*** Information supplied

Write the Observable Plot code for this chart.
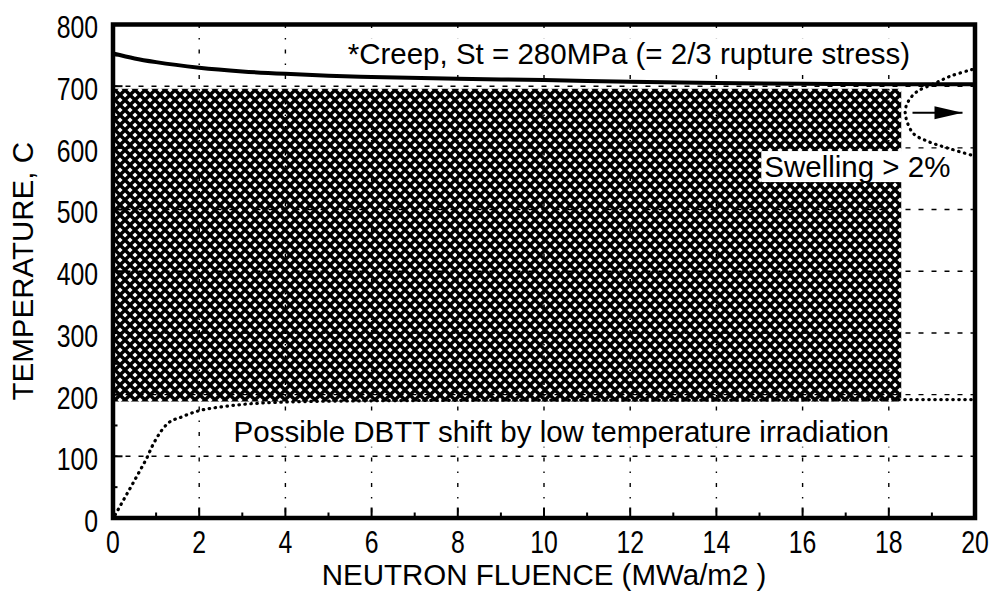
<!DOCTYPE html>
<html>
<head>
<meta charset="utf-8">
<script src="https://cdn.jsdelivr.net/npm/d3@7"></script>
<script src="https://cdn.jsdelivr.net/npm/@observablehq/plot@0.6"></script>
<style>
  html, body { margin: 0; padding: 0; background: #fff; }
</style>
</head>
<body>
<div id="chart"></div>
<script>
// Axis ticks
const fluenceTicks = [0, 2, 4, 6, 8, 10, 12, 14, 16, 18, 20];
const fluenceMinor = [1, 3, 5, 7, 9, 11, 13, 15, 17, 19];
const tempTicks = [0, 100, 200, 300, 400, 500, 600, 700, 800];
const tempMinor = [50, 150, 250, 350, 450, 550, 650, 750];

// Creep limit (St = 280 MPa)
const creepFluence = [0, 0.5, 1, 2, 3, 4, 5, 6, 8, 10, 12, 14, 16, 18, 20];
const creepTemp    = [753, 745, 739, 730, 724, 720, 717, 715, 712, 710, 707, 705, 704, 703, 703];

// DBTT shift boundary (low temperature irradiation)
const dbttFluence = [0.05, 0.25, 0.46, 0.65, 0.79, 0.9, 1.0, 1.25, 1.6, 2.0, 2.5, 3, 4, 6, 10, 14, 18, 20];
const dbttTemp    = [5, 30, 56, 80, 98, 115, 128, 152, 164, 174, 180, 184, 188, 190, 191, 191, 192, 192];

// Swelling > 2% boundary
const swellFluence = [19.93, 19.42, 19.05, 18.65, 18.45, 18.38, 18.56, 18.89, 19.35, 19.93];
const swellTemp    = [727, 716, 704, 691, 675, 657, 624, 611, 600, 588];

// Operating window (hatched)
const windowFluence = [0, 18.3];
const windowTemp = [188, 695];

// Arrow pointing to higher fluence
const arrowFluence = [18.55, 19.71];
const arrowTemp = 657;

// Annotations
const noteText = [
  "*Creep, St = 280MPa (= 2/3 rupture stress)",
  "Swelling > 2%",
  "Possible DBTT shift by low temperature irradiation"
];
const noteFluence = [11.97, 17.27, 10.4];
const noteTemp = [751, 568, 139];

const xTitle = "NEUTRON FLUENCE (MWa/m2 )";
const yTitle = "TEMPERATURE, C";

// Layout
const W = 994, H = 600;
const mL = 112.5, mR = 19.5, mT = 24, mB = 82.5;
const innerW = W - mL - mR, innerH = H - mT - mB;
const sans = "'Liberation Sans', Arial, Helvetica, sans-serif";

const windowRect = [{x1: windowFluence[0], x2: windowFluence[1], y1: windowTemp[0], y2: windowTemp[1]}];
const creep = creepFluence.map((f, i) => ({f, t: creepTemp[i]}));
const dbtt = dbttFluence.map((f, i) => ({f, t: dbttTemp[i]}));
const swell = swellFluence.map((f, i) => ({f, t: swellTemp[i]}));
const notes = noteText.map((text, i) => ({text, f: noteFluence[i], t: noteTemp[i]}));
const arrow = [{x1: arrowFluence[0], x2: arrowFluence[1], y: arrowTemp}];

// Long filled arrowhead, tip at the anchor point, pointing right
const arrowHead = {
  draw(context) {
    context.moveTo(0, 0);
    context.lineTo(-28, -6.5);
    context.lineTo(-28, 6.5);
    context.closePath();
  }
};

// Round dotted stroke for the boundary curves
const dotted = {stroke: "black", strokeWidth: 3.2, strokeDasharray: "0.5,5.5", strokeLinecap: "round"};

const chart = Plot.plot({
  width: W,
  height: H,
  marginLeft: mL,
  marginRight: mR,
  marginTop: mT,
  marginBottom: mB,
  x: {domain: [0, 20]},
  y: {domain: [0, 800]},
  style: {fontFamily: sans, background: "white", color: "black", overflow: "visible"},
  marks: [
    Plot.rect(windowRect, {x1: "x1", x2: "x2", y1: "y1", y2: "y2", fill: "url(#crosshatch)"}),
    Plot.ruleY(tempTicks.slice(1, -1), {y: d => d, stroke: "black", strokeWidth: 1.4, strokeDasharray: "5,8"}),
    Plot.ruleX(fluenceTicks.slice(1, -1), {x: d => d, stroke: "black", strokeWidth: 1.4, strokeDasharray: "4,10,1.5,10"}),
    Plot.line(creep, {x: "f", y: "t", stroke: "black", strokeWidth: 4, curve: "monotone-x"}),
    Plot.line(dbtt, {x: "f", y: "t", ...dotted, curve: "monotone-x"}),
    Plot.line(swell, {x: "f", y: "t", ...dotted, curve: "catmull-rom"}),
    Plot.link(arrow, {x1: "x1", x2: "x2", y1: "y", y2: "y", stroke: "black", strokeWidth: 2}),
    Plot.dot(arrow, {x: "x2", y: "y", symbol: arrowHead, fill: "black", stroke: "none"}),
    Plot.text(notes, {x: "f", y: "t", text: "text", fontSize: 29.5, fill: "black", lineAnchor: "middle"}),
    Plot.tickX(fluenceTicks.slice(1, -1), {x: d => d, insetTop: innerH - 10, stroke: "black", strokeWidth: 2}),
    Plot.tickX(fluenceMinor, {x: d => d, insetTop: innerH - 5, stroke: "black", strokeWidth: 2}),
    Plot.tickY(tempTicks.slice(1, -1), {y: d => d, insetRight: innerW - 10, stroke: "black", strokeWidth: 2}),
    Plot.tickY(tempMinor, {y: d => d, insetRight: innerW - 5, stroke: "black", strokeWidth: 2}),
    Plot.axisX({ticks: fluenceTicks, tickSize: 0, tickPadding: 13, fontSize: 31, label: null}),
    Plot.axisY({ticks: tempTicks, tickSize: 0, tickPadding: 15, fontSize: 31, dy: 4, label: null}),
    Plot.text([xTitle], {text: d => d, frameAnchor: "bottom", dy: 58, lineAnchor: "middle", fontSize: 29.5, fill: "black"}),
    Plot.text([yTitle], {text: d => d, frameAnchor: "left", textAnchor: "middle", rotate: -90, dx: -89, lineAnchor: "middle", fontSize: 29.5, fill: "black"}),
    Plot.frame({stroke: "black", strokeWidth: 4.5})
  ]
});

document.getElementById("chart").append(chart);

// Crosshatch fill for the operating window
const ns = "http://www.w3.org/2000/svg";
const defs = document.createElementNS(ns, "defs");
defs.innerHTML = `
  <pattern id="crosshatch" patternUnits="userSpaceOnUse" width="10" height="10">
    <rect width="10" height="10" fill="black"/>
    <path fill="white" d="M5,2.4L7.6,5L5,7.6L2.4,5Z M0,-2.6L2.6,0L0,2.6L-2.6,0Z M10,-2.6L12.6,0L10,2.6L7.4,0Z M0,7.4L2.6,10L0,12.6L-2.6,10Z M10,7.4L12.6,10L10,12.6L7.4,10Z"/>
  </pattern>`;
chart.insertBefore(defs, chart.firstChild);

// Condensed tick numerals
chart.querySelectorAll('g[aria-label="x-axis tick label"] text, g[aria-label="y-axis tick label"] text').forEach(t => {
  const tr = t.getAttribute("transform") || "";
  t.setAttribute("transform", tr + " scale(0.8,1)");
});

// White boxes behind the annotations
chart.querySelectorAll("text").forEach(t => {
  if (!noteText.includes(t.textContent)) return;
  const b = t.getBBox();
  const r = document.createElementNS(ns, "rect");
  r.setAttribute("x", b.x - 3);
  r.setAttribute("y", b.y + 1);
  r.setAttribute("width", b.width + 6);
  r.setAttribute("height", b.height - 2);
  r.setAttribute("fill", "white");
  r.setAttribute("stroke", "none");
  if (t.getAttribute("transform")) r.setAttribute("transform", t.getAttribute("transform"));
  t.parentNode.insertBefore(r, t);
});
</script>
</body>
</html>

******

_Exercise objective_
Your task is to pick out every line with the string "chart" and copy it.

_Solution_
Write the Observable Plot code for this chart.
<div id="chart"></div>
const chart = Plot.plot({
document.getElementById("chart").append(chart);
chart.insertBefore(defs, chart.firstChild);
chart.querySelectorAll('g[aria-label="x-axis tick label"] text, g[aria-label="y-axis tick label"] text').forEach(t => {
chart.querySelectorAll("text").forEach(t => {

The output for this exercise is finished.